Livestock Analysis | Cattle hogs edge lower amid profit-taking

Sept. 24, 2025

Livestock Analysis
Livestock Analysis
(Pro Farmer)

Advice: Livestock producers: Extend feed coverage... We advise livestock producers to cover the remaining half of October, November and December for soymeal needs in the cash market. Meal futures have fell near contract lows and the recent news-driven selloff has pushed prices to value levels. You now have full coverage in cash through December covered in cash.

Hogs

Price action: October lean hogs fell $1.10 to $99.425, nearer the daily low.

Fundamental analysis: The lean hog futures market today saw routine profit-taking after prices hit a contract high on Tuesday.

The latest CME lean hog index is down 8 cents at $104.90. Thursday’s projected cash hog index is up 10 cents at $105.00. Today’s national direct 5-day rolling average cash hog price quote is $105.47. The noon report today showed pork cutout value down 71 cents to $111.97, led by losses in picnics. Movement at midday was good at 194.64 loads.

Hog futures traders are awaiting Thursday’s USDA quarterly Hogs and Pigs Report.

Technical analysis: October lean hog futures bulls still have the solid overall near-term technical advantage. A choppy, 2.5-month-old price uptrend remains in place on the daily bar chart. The next upside price objective for the hog bulls is to close October futures prices above solid chart resistance at $102.00. The next downside price objective for the bears is closing prices below solid technical support at $97.00. First resistance is seen at the contract high of $100.575 and then at $101.00. First support is seen at today’s low of $99.025 and then at this week’s low of $97.90

What to do: Get current with feed coverage.

Hedgers: You are carrying all production risk in the cash market.

Feed needs: NEW ADVICE: Cover the remaining half of October, November and December soymeal needs in the cash market. For corn, you now have all needs through October covered in the cash market.

Advice: Livestock producers: Extend feed coverage... We advise livestock producers to cover the remaining half of October, November and December for soymeal needs in the cash market. Meal futures have fell near contract lows and the recent news-driven selloff has pushed prices to value levels. You now have full coverage in cash through December covered in cash.

Cattle

Price action: October live cattle fell $1.55 to $234.05, near the daily low. November feeder cattle lost $2.95 to $357.80 and nearer the daily low.

Fundamental analysis: The live and feeder cattle futures bulls saw corrective selling pressure and profit-taking from the shorter-term futures traders today, following recent gains. Weakening cash cattle and fresh beef markets at mid-week were also bearish for futures prices.

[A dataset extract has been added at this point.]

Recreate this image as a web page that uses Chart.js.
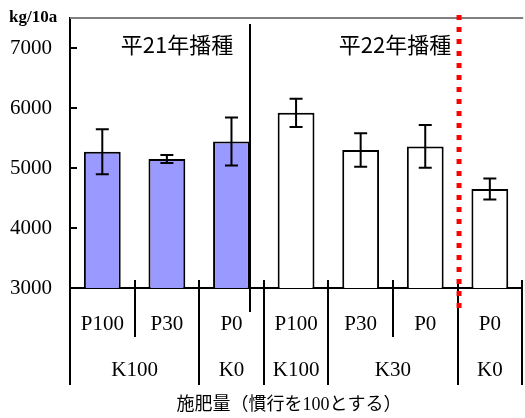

USDA today reported that so far this week very light cash cattle trading has occurred at an average price of $233.00. Last week’s cash cattle trading average price was $237.51. The noon report today showed wholesale boxed beef cutout values down, with Choice-grade losing $1.63 to $379.17, while Select fell $2.19 to $357.71. Movement at midday was very good at 121 loads. The Choice-Select spread is presently $21.46.

Technical analysis: The live and feeder cattle bulls still have the overall near-term technical advantage. The next upside price objective for the live cattle bulls is to close October futures above resistance at the contract high of $242.075. The next downside technical objective for the bears is closing prices below solid technical support at the September low of $228.80. First resistance is seen at today’s high of $235.775 and then at this week’s high of $237.90. First support is seen at this week’s low of $233.00 and then at $232.00.

The next upside price objective for the feeder bulls is to close November futures prices above technical resistance at the contract high of $367.65. The next downside price objective for the bears is to close prices below solid technical support at the September low of $342.125. First resistance is seen at today’s high of $361.625 and then at this week’s high of $363.775. First support is seen at $356.00 and then at $354.00.

What to do: Get current with feed coverage. Carry all production risk in the cash market for now.

Hedgers: Carry all production risk in the cash market for now.

Feed needs: NEW ADVICE: Cover the remaining half of October, November and December soymeal needs in the cash market. For soymeal, you have full coverage in cash through July, with half of your needs for August, September, October, November and December covered in cash. For corn, you have all needs through August covered in the cash market, with half of your needs for September and October covered in cash.